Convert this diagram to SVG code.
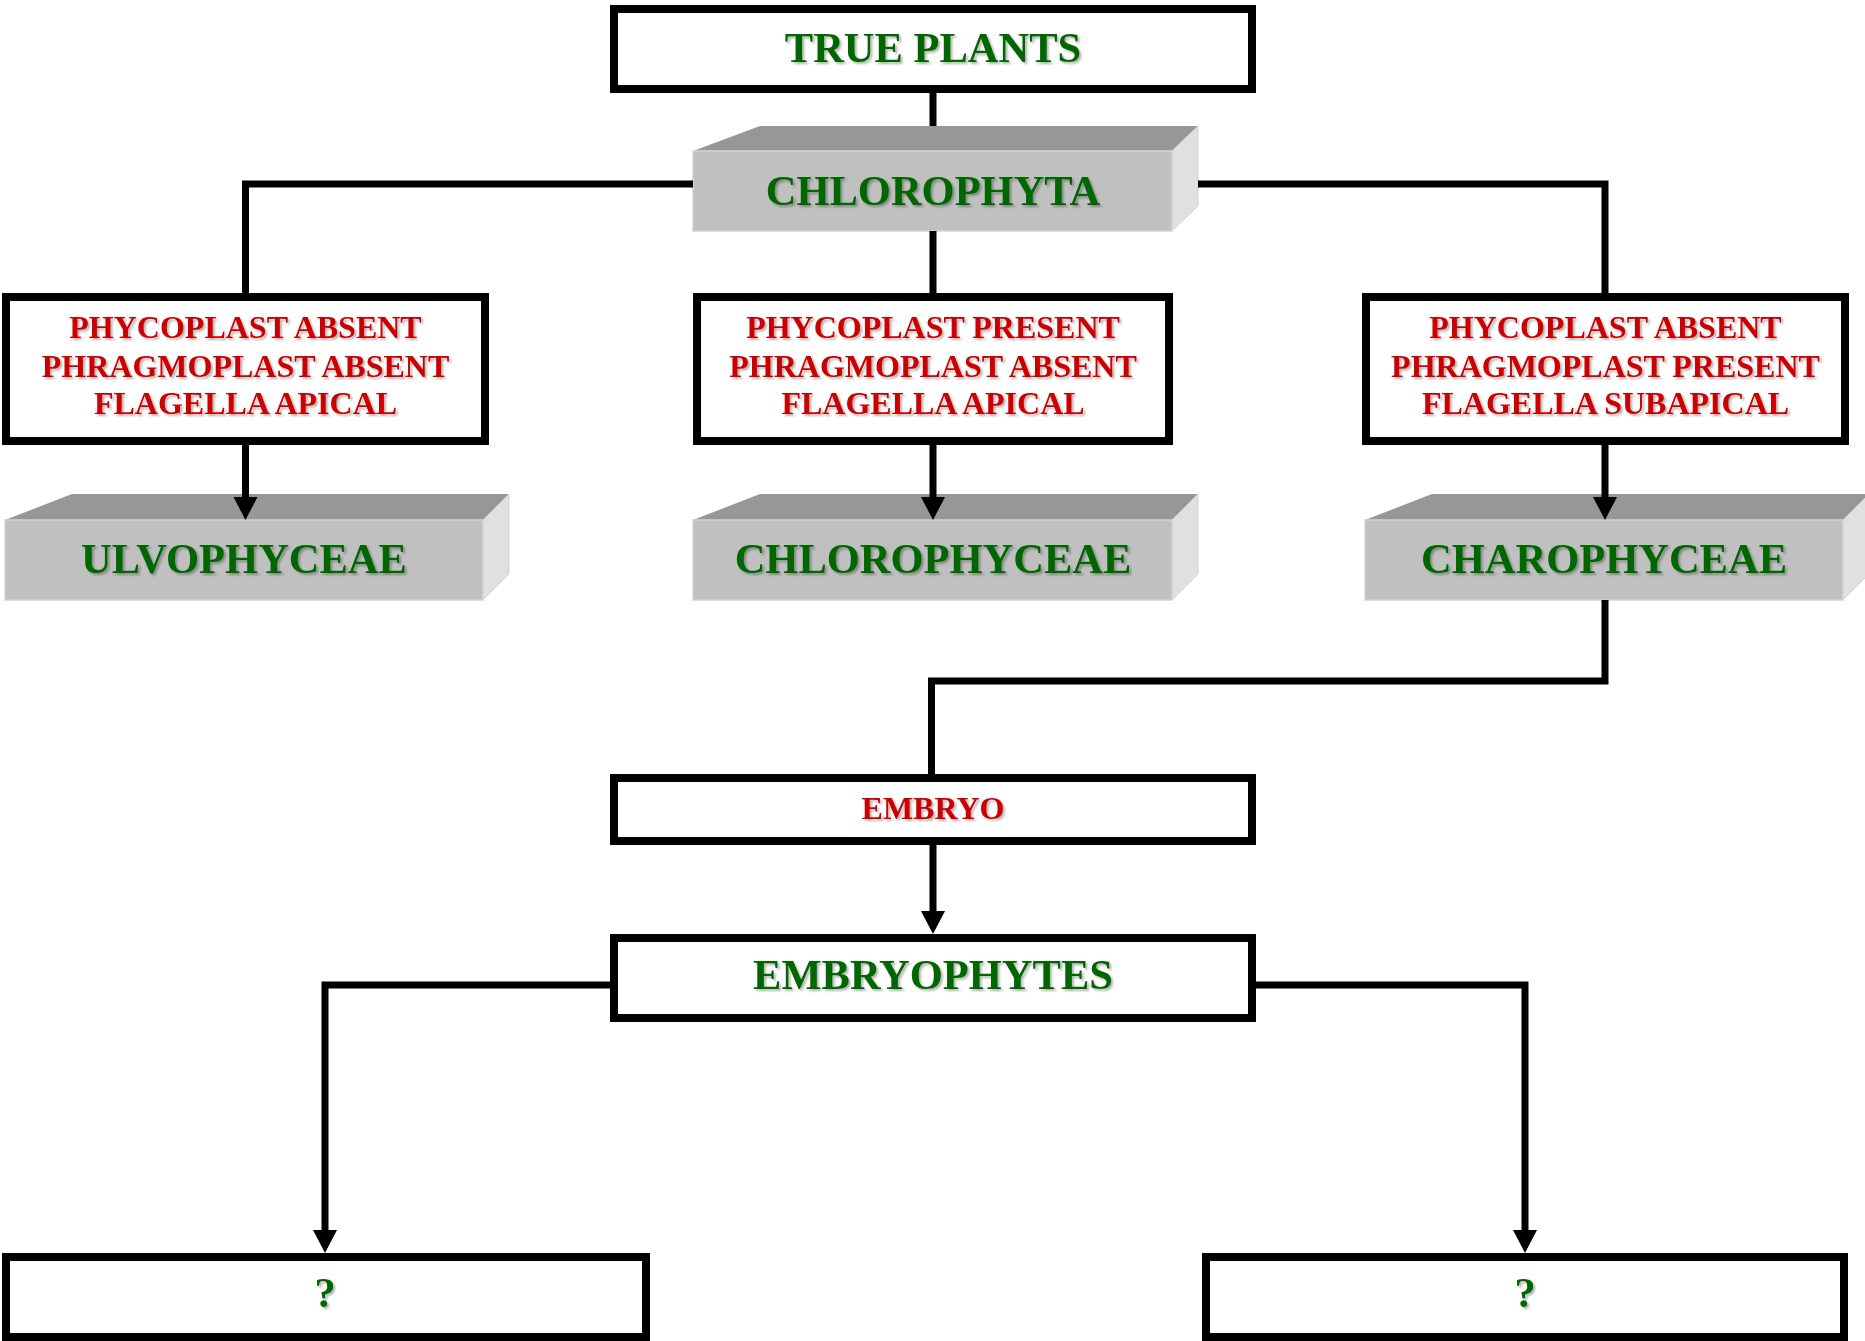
* * *
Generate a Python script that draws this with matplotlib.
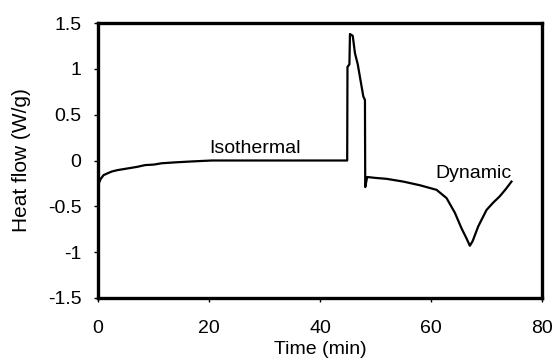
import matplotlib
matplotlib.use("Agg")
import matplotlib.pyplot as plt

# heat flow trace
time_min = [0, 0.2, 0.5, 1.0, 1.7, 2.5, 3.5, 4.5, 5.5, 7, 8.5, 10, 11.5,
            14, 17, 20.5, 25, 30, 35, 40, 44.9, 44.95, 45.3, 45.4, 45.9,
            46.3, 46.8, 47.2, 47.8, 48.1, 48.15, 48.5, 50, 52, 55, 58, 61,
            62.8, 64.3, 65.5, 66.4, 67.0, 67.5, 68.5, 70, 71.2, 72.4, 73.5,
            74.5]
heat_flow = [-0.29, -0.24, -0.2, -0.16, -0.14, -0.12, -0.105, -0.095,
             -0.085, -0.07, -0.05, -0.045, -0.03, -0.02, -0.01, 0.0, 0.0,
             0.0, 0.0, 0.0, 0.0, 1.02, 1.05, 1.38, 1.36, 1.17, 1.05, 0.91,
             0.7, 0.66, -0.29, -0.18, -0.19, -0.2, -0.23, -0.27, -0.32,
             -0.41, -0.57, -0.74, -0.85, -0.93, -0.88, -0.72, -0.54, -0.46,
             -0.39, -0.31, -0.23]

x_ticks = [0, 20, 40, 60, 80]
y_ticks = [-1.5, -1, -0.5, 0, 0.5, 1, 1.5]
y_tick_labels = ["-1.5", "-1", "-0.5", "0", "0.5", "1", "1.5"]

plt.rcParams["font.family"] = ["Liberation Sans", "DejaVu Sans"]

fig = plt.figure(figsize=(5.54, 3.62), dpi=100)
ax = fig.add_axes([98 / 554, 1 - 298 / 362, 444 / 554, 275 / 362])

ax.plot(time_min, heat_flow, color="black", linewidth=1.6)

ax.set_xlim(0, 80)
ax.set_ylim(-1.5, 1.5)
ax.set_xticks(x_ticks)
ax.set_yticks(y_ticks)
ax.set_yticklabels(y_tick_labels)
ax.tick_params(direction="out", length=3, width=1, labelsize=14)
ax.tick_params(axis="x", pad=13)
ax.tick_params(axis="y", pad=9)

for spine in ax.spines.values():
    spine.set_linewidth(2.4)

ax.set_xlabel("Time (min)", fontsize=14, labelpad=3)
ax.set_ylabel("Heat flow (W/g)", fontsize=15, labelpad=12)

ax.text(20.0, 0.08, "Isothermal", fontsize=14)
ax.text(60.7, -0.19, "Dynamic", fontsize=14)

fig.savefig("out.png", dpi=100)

* **What this task involves**:
Look above for the line containing "Generate a Python", then write out every line from there down to the line containing "import matplotlib.pyplot as plt", that line included, with no pictures.

* **Solution to this problem**:
Generate a Python script that draws this with matplotlib.
import matplotlib
matplotlib.use("Agg")
import matplotlib.pyplot as plt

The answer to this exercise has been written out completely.